Collected data start
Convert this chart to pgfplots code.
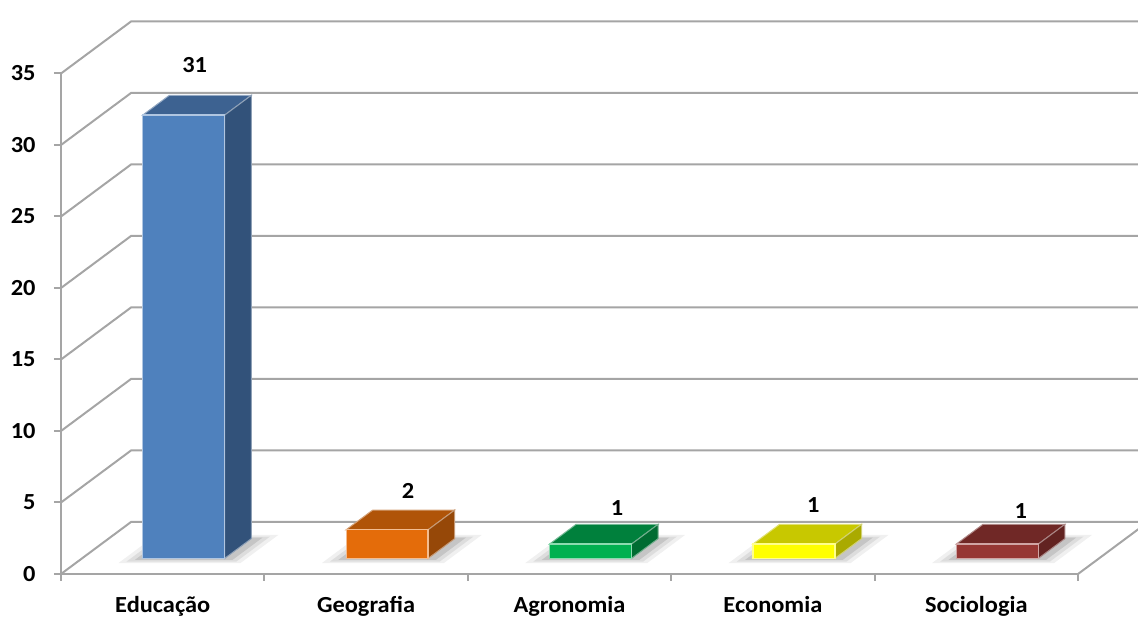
\documentclass[border=0pt]{standalone}
\usepackage{fontspec}
\setmainfont{Carlito}[FakeStretch=1.06]
\usepackage{pgfplots}
\usepackage{pgfplotstable}
\pgfplotsset{compat=1.18}

\definecolor{gridgray}{RGB}{165,165,165}
\definecolor{eduF}{RGB}{79,129,189}
\definecolor{eduT}{RGB}{61,98,145}
\definecolor{eduS}{RGB}{50,82,122}
\definecolor{geoF}{RGB}{228,108,10}
\definecolor{geoT}{RGB}{176,84,8}
\definecolor{geoS}{RGB}{150,72,8}
\definecolor{agrF}{RGB}{0,176,80}
\definecolor{agrT}{RGB}{0,128,60}
\definecolor{agrS}{RGB}{0,108,50}
\definecolor{ecoF}{RGB}{255,255,0}
\definecolor{ecoT}{RGB}{200,200,0}
\definecolor{ecoS}{RGB}{170,170,0}
\definecolor{socF}{RGB}{150,55,52}
\definecolor{socT}{RGB}{112,40,38}
\definecolor{socS}{RGB}{98,35,33}

\newcommand\lab{\fontsize{11.5}{14}\selectfont\bfseries}

% number of works per area; dx/dy nudge the value labels (pt)
\pgfplotstableread{
x    v   dx     dy
0.5  31  -5     17.25
1.5  2    0     11.5
2.5  1    2.75  10.25
3.5  1   -0.75  11.75
4.5  1    1.25  8.5
}\counts

% one column as a box: centre, value, front, top and side colours
\newcommand\cuboid[5]{%
  \pgfmathsetmacro\xa{#1-0.2015}\pgfmathsetmacro\xb{#1+0.2015}%
  \pgfmathsetmacro\sa{#1-0.29}\pgfmathsetmacro\sb{#1+0.31}%
  \pgfmathsetmacro\sc{#1-0.26}\pgfmathsetmacro\sd{#1+0.28}%
  \pgfmathsetmacro\se{#1-0.23}\pgfmathsetmacro\sf{#1+0.25}%
  \edef\doit{%
    \noexpand\addplot3[fill=black, fill opacity=0.06, draw=none] coordinates {(\sa,0.21,0) (\sb,0.21,0) (\sb,0.75,0) (\sa,0.75,0)};
    \noexpand\addplot3[fill=black, fill opacity=0.08, draw=none] coordinates {(\sc,0.24,0) (\sd,0.24,0) (\sd,0.72,0) (\sc,0.72,0)};
    \noexpand\addplot3[fill=black, fill opacity=0.11, draw=none] coordinates {(\se,0.27,0) (\sf,0.27,0) (\sf,0.70,0) (\se,0.70,0)};
    \noexpand\addplot3[fill=#4, draw=#4!55!white, line width=0.5pt] coordinates {(\xa,0.3,#2) (\xb,0.3,#2) (\xb,0.68,#2) (\xa,0.68,#2)} --cycle;
    \noexpand\addplot3[fill=#5, draw=#5!55!white, line width=0.5pt] coordinates {(\xb,0.3,0) (\xb,0.68,0) (\xb,0.68,#2) (\xb,0.3,#2)} --cycle;
    \noexpand\addplot3[fill=#3, draw=#3!45!white, line width=0.6pt] coordinates {(\xa,0.3,0) (\xb,0.3,0) (\xb,0.3,#2) (\xa,0.3,#2)} --cycle;
  }\doit}

\begin{document}
\begin{tikzpicture}
% walls, floor and boxes in an oblique projection
\begin{axis}[
  anchor=origin, at={(0,0)},
  x={(101.7pt,0pt)}, y={(35pt,26pt)}, z={(0pt,7.15pt)},
  xmin=0, xmax=5, ymin=0, ymax=1, zmin=0, zmax=35,
  hide axis, clip=false,
  /pgf/number format/assume math mode=true,
]
\pgfplotsinvokeforeach{0,5,...,35}{
  \addplot3[gridgray, line width=1pt] coordinates {(0,0,#1) (0,1,#1) (5,1,#1)};
}
\addplot3[gridgray, line width=1pt] coordinates {(5,0,0) (5,1,0)};

\cuboid{0.5}{31}{eduF}{eduT}{eduS}
\cuboid{1.5}{2}{geoF}{geoT}{geoS}
\cuboid{2.5}{1}{agrF}{agrT}{agrS}
\cuboid{3.5}{1}{ecoF}{ecoT}{ecoS}
\cuboid{4.5}{1}{socF}{socT}{socS}

\addplot3[draw=none, mark=none, point meta=explicit, nodes near coords,
  visualization depends on={\thisrow{dx}\as\labdx},
  visualization depends on={\thisrow{dy}\as\labdy},
  nodes near coords style={font=\lab, anchor=center,
    xshift=\labdx pt, yshift=\labdy pt}]
  table[x=x, y expr=0.6, z=v, meta=v] {\counts};
\end{axis}

% front frame with ticks and labels
\begin{axis}[
  anchor=origin, at={(0,0)},
  x=101.7pt, y=7.15pt,
  xmin=0, xmax=5, ymin=0, ymax=35,
  axis lines*=left, clip=false,
  axis line style={gridgray, line width=1pt},
  tick style={gridgray, line width=1pt},
  tick align=outside,
  major tick length=3.5pt,
  ytick={0,5,...,35},
  xtick={0,1,2,3,4,5}, xticklabels={},
  extra x ticks={0.5,1.5,2.5,3.5,4.5},
  extra x tick labels={Educação,Geografia,Agronomia,Economia,Sociologia},
  extra x tick style={major tick length=0pt,
    xticklabel style={anchor=base, yshift=-19.5pt}},
  ticklabel style={font=\lab, text=black},
  yticklabel style={anchor=east, inner sep=0pt, xshift=-9pt},
  /pgf/number format/assume math mode=true,
]
\end{axis}
\pgfresetboundingbox
\path[use as bounding box] (-30.5pt,-22.5pt) rectangle (538.5pt,287pt);
\end{tikzpicture}
\end{document}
Collected data end
Leave out all pictures, then copy the remaining material exactly.

Convert this chart to pgfplots code.
\documentclass[border=0pt]{standalone}
\usepackage{fontspec}
\setmainfont{Carlito}[FakeStretch=1.06]
\usepackage{pgfplots}
\usepackage{pgfplotstable}
\pgfplotsset{compat=1.18}

\definecolor{gridgray}{RGB}{165,165,165}
\definecolor{eduF}{RGB}{79,129,189}
\definecolor{eduT}{RGB}{61,98,145}
\definecolor{eduS}{RGB}{50,82,122}
\definecolor{geoF}{RGB}{228,108,10}
\definecolor{geoT}{RGB}{176,84,8}
\definecolor{geoS}{RGB}{150,72,8}
\definecolor{agrF}{RGB}{0,176,80}
\definecolor{agrT}{RGB}{0,128,60}
\definecolor{agrS}{RGB}{0,108,50}
\definecolor{ecoF}{RGB}{255,255,0}
\definecolor{ecoT}{RGB}{200,200,0}
\definecolor{ecoS}{RGB}{170,170,0}
\definecolor{socF}{RGB}{150,55,52}
\definecolor{socT}{RGB}{112,40,38}
\definecolor{socS}{RGB}{98,35,33}

\newcommand\lab{\fontsize{11.5}{14}\selectfont\bfseries}

% number of works per area; dx/dy nudge the value labels (pt)
\pgfplotstableread{
x    v   dx     dy
0.5  31  -5     17.25
1.5  2    0     11.5
2.5  1    2.75  10.25
3.5  1   -0.75  11.75
4.5  1    1.25  8.5
}\counts

% one column as a box: centre, value, front, top and side colours
\newcommand\cuboid[5]{%
  \pgfmathsetmacro\xa{#1-0.2015}\pgfmathsetmacro\xb{#1+0.2015}%
  \pgfmathsetmacro\sa{#1-0.29}\pgfmathsetmacro\sb{#1+0.31}%
  \pgfmathsetmacro\sc{#1-0.26}\pgfmathsetmacro\sd{#1+0.28}%
  \pgfmathsetmacro\se{#1-0.23}\pgfmathsetmacro\sf{#1+0.25}%
  \edef\doit{%
    \noexpand\addplot3[fill=black, fill opacity=0.06, draw=none] coordinates {(\sa,0.21,0) (\sb,0.21,0) (\sb,0.75,0) (\sa,0.75,0)};
    \noexpand\addplot3[fill=black, fill opacity=0.08, draw=none] coordinates {(\sc,0.24,0) (\sd,0.24,0) (\sd,0.72,0) (\sc,0.72,0)};
    \noexpand\addplot3[fill=black, fill opacity=0.11, draw=none] coordinates {(\se,0.27,0) (\sf,0.27,0) (\sf,0.70,0) (\se,0.70,0)};
    \noexpand\addplot3[fill=#4, draw=#4!55!white, line width=0.5pt] coordinates {(\xa,0.3,#2) (\xb,0.3,#2) (\xb,0.68,#2) (\xa,0.68,#2)} --cycle;
    \noexpand\addplot3[fill=#5, draw=#5!55!white, line width=0.5pt] coordinates {(\xb,0.3,0) (\xb,0.68,0) (\xb,0.68,#2) (\xb,0.3,#2)} --cycle;
    \noexpand\addplot3[fill=#3, draw=#3!45!white, line width=0.6pt] coordinates {(\xa,0.3,0) (\xb,0.3,0) (\xb,0.3,#2) (\xa,0.3,#2)} --cycle;
  }\doit}

\begin{document}
\begin{tikzpicture}
% walls, floor and boxes in an oblique projection
\begin{axis}[
  anchor=origin, at={(0,0)},
  x={(101.7pt,0pt)}, y={(35pt,26pt)}, z={(0pt,7.15pt)},
  xmin=0, xmax=5, ymin=0, ymax=1, zmin=0, zmax=35,
  hide axis, clip=false,
  /pgf/number format/assume math mode=true,
]
\pgfplotsinvokeforeach{0,5,...,35}{
  \addplot3[gridgray, line width=1pt] coordinates {(0,0,#1) (0,1,#1) (5,1,#1)};
}
\addplot3[gridgray, line width=1pt] coordinates {(5,0,0) (5,1,0)};

\cuboid{0.5}{31}{eduF}{eduT}{eduS}
\cuboid{1.5}{2}{geoF}{geoT}{geoS}
\cuboid{2.5}{1}{agrF}{agrT}{agrS}
\cuboid{3.5}{1}{ecoF}{ecoT}{ecoS}
\cuboid{4.5}{1}{socF}{socT}{socS}

\addplot3[draw=none, mark=none, point meta=explicit, nodes near coords,
  visualization depends on={\thisrow{dx}\as\labdx},
  visualization depends on={\thisrow{dy}\as\labdy},
  nodes near coords style={font=\lab, anchor=center,
    xshift=\labdx pt, yshift=\labdy pt}]
  table[x=x, y expr=0.6, z=v, meta=v] {\counts};
\end{axis}

% front frame with ticks and labels
\begin{axis}[
  anchor=origin, at={(0,0)},
  x=101.7pt, y=7.15pt,
  xmin=0, xmax=5, ymin=0, ymax=35,
  axis lines*=left, clip=false,
  axis line style={gridgray, line width=1pt},
  tick style={gridgray, line width=1pt},
  tick align=outside,
  major tick length=3.5pt,
  ytick={0,5,...,35},
  xtick={0,1,2,3,4,5}, xticklabels={},
  extra x ticks={0.5,1.5,2.5,3.5,4.5},
  extra x tick labels={Educação,Geografia,Agronomia,Economia,Sociologia},
  extra x tick style={major tick length=0pt,
    xticklabel style={anchor=base, yshift=-19.5pt}},
  ticklabel style={font=\lab, text=black},
  yticklabel style={anchor=east, inner sep=0pt, xshift=-9pt},
  /pgf/number format/assume math mode=true,
]
\end{axis}
\pgfresetboundingbox
\path[use as bounding box] (-30.5pt,-22.5pt) rectangle (538.5pt,287pt);
\end{tikzpicture}
\end{document}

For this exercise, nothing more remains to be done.